The tenth biennial conference on “Culture, Technology, Communication” – (CaTaC)’16 – will take place on June 15-17, 2016, at the Brentford site of the University of West London. The Brentford site and nearby Ealing Campus (including hotels and restaurants) are very conveniently located for arrival via Heathrow as well as from London by tube. (For initial orientation, please see: <http://www.uwl.ac.uk/about-us/our-location/ealing-site>)


CaTaC'16 will be open for papers exploring the intersections between culture, technology, and communication, applying different theoretical and methodological perspectives, genres, and styles.

In addition, CaTaC'16 will have three themes:


* At the Intersections of Culture, Technology, and Communication: Is Another Design Possible?

Design is complicit in the creation and sustainment of our unjust, unsafe, and unsustainable world. The technologies, products, and services we design today will shape the lives of generations to come, human as well as nonhuman. For this theme we invite papers that critically explore technologies used today and alternative technology designs and design perspectives that make other futures possible.

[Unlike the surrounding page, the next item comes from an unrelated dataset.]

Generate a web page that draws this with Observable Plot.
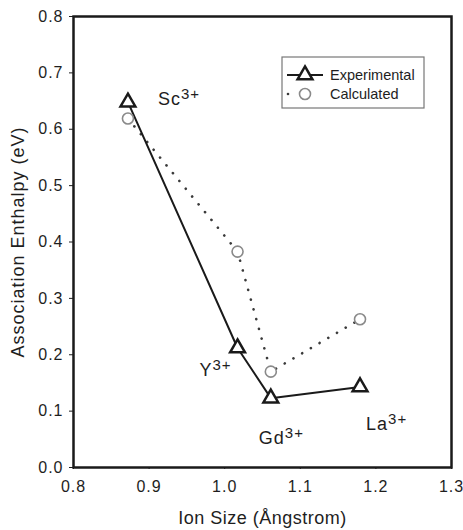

* Culture, Technology, and Communication in Design for Development

For this theme we invite papers that report on and address the main challenges for design and innovation in the Global South. We would also like to see good examples of design for community development in the Global North to understand points of convergence and divergence with experiences in the Global South.


* Culture, Technology, and Communication in Practice?

We invite papers that have the practice of information and communication technologies in specific cultural contexts as their main focus. Examples include:

· Cultural diversity and global ICTs , e.g., global health information systems, Wikipedia, social media, surveillance and sousveillance, Big Data collection and analysis, etc.

· Global and local cultures of computing , e.g. outsourcing, global development teams; the identity of migrants and the experience of migration; appropriation, creolization, hybridization between cultures and also between technologies;

· The construction of identity using online social media, gaming, and blogging platforms;

· Political activism through social media vis-à-vis governmental and corporate censorship, control of access, etc.;

· Privacy issues in media environments that encourage public identities;

· Additional ethical issues evoked in the design, implementation, usages, and (counter-) responses to ICTs across diverse cultural contexts, especially vis-à-vis efforts to sustain and enhance local cultural identities, practices, norms, etc.